What? That’s not what we need, not what I needed! Prisons didn’t make me safe. Jails and prisons should not be our mental health facilities or our treatment facilities.
I think about how many times I relapsed while struggling with my heroin addiction. With every relapse the consequence was jail, not healing.
What about harm reduction? The harm of your systems causes more trauma that is passed on, parent to child, generation after generation. And it is intensified as you send parents to jail, and children lose the love that is their greatest riches.
We need resources funneled into our communities, not jails and prisons. There would be no need for prison or jail at all, if we had the things that we need mentally, physically, and emotionally, and that should be readily available in one of the wealthiest countries in the world.
My trajectory in life could have been different if only you, America, had taken a closer look. If only you had seen me. But I see you, America. I see the pain that you have caused — and will continue to cause, if you don’t look at racism, sexism, classism, and all the other isms that are woven into the systems that you create: systems you say are for the good of justice; the good of mental health; the good of public assistance but are tainted by rules and directives that destroy the lives of my community.

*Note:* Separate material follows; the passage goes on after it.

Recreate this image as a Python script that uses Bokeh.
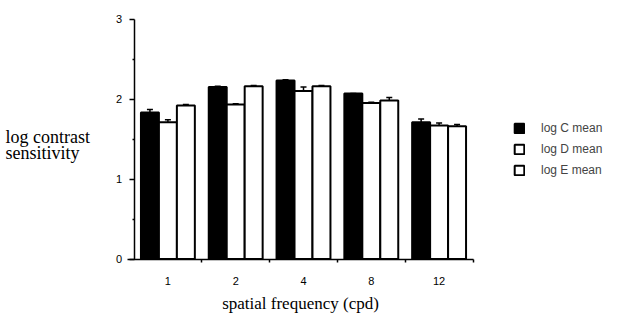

Please know, I was incarcerated before I went to prison. I was incarcerated by the bounds of poverty and injustice, and the shackles had more rings than I can count. Once inside your system, those rings extended, and the permanent punishment is hell.
I wanted my words to tell you a story of the past hopes and dreams that the system destroyed because of that first arrest and incarceration at the age of 14. But also, please know that through it all, not only did I survive, I now thrive. And I work to dismantle punitive systems. And my experience as a formerly incarcerated woman has made me who I am today. And I won’t hold on to shame or guilt.
Remember me for who I truly was at age 14 and who I continue to be today. A leader that leads with love. Who encourages all Black and Brown girls to share their truths and proclaim: Poverty no more.